On March 9, 2023, ANA announced that Air Japan would be servicing flights to and from Southeast Asia starting in February 2024, using Boeing 787s in an all-economy class layout. The airline is intended to be ANA's rival to Japan Airlines' Zipair Tokyo, which competes in the same sector. Later that year, Air Japan's first destination from its Tokyo Narita hub was announced as Bangkok's Suvarnabhumi Airport, beginning on February 9, 2024, marking the airline's inaugural flight as a low-cost airline.

===Cessation of AirJapan brand===
Air Japan announced on October 30, 2025 that it would cease all operations of the AirJapan brand effective March 28, 2026. The decision is a result of restructuring of its parent company All Nippon Airways. Air Japan, the operating company that manages flights for the ANA and AirJapan brands, will continue to operate ANA brand international flights.

== Corporate affairs ==
The airline has its headquarters at the ANA Sky-center (ANAスカイセンター) 3B, Narita International Airport in Narita, Chiba. The headquarters were previously in Higashikōjiya (東糀谷), Ōta, Tokyo. In addition to its headquarters, Air Japan also used to have offices at Shiodome City Center in Minato, Tokyo.

== Destinations ==
As of July 2024, Air Japan operates passenger flights to the following destinations under its own brand.
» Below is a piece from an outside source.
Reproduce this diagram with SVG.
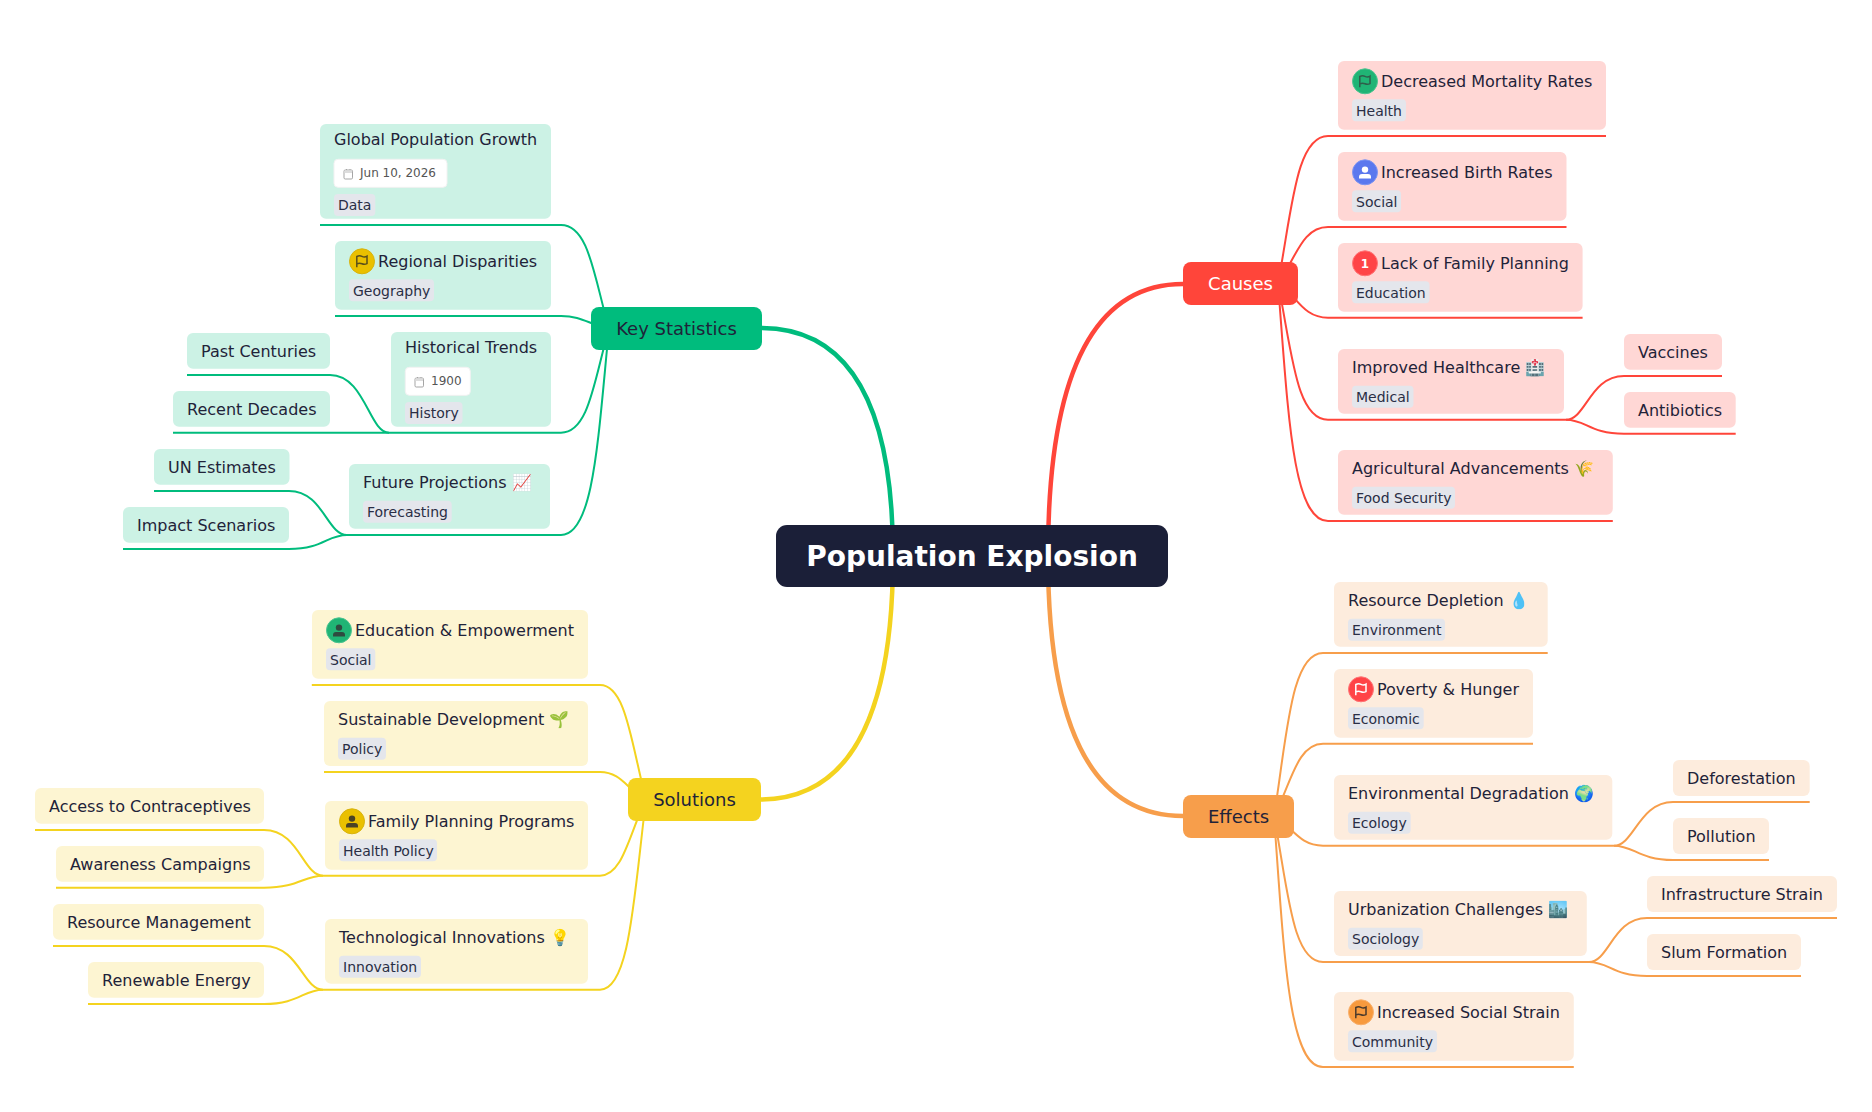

The list does not include destinations that the airline served whether with charter flights, scheduled flights operated on behalf of ANA, or any destinations served prior to its 2022 redevelopment as a low-cost airline.

| Country | City | Airport | Notes | Refs |
|---|---|---|---|---|
| Japan | Tokyo | Narita International Airport | Base |  |
| Singapore | Singapore | Changi Airport |  |  |
| South Korea | Seoul | Incheon International Airport |  |  |
| Thailand | Bangkok | Suvarnabhumi Airport |  |  |

==Fleet==
As of August 2025, Air Japan operates the following aircraft:

Air Japan fleet
| Aircraft | In service | Orders | Passengers | Notes |
|---|---|---|---|---|
| Boeing 787-8 | 3 | 3 | 324 |  |
| Total | 3 | 3 |  |  |

===Fleet development===
Prior to its redevelopment and relaunch as a low-cost airline, Air Japan operated Boeing 767s and 787s on behalf of ANA. Following redevelopment, Air Japan's fleet plans consist of Boeing 787-8 aircraft to be transferred from ANA. The airline's first Boeing 787-8, registered JA803A, was planned to be received on January 26, 2024, ahead of the airline's launch on February 9. Its second aircraft was planned to be received in April 2024, with a total of six aircraft to be received by the end of the 2025 fiscal year.

==Service concept==
Air Japan's aircraft are configured entirely in economy class seating, consisting of 324 seats in a 3–3–3 layout. As a low-cost airline, Air Japan charges fees for additional services including additional baggage allowances and Wi-Fi access, and offers a buy-on-board service for in-flight catering, amenities, and goods. It offers streamable in-flight entertainment to personal devices.